Not sure this is going to help me - the entire downstairs lighting circuit is off and the cable where I believe the fault has manifested disappears into the cavity wall.

If normal lighting practice has been followed then this cable will go to a junction either in a junction box or in a ceiling rose where it will join the main lighting power circuit.

I am assuming that if I can find where the power feed joins the rest of the circuit I can isolate it and everything else will then work.

Finding the other end is the issue.

The challenge is not to get the outside light to work. It is to get the circuit breaker to close and the rest of the downstairs lighting to work.

Reply to
David WE Roberts

set off to do my good deed of the day.

I have done the same.

Reply to
The Medway Handyman

I was double checking that the central heating was off the lighting circuit by taking the CB up half way (this gives power - full up trips) whilst someone watched the programmer for signs of life.

I had just used this trick to locate any lights still turned on and turn them off. To my surprise, after I heard the boiler fire up the breaker stayed set.

So I am now wondering if the CH was just putting too much load on the CB when first reset - the initial suge knocking it over again.

So the thing I do need to confirm - in a power cable from a lighting circuit where some lights may be turned on should I see an open circuit between live and neutral? Doesn't seem right to me. Seems more likely that a small contact has burned itself out during the repeated short power ups.

I am now not going to touch anything until it is daylight and the house is toasty warm.

Then presumably I play hunt the phantom fault.

Reply to
David WE Roberts

Could it be your fixing screws were longer than the previous ones? Perhaps the cable is routed in such a way as a screw has damaged it. If that were the case, at least the fault would be very close to the light.

Another possibility is the MCB is faulty. What happens if you disconnect the circuit wires from the top of the MCB - will it reset then?

Reply to
John Rumm

Go on Ebay and buy a Fluke Voltalert.

Reply to
js.b1

snipped-for-privacy@mid.individual.net...> Just set off to do my good deed of the day.
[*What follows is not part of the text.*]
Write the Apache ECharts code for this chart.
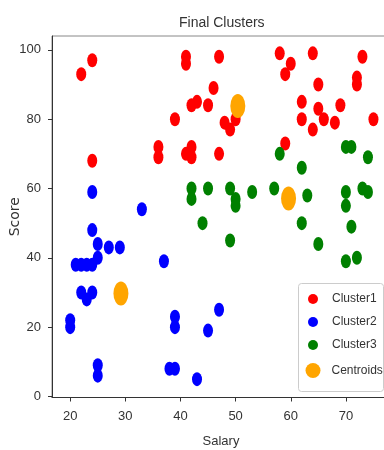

The whole account of full of question marks. I'd disconnect the CU end of teh cable, and use a multimeter to check what the circuit is doing, plus establish what all the wires are at the light end. Ultimately if it cant be fixed, run new cable, but hopefully you can find & disconnect the faulty part of the circuit. We cant, its jsut a case of test, divide & conquer.

NT

Reply to
NT

Floating neutral - fecking things. Had a mild jolt or two from those.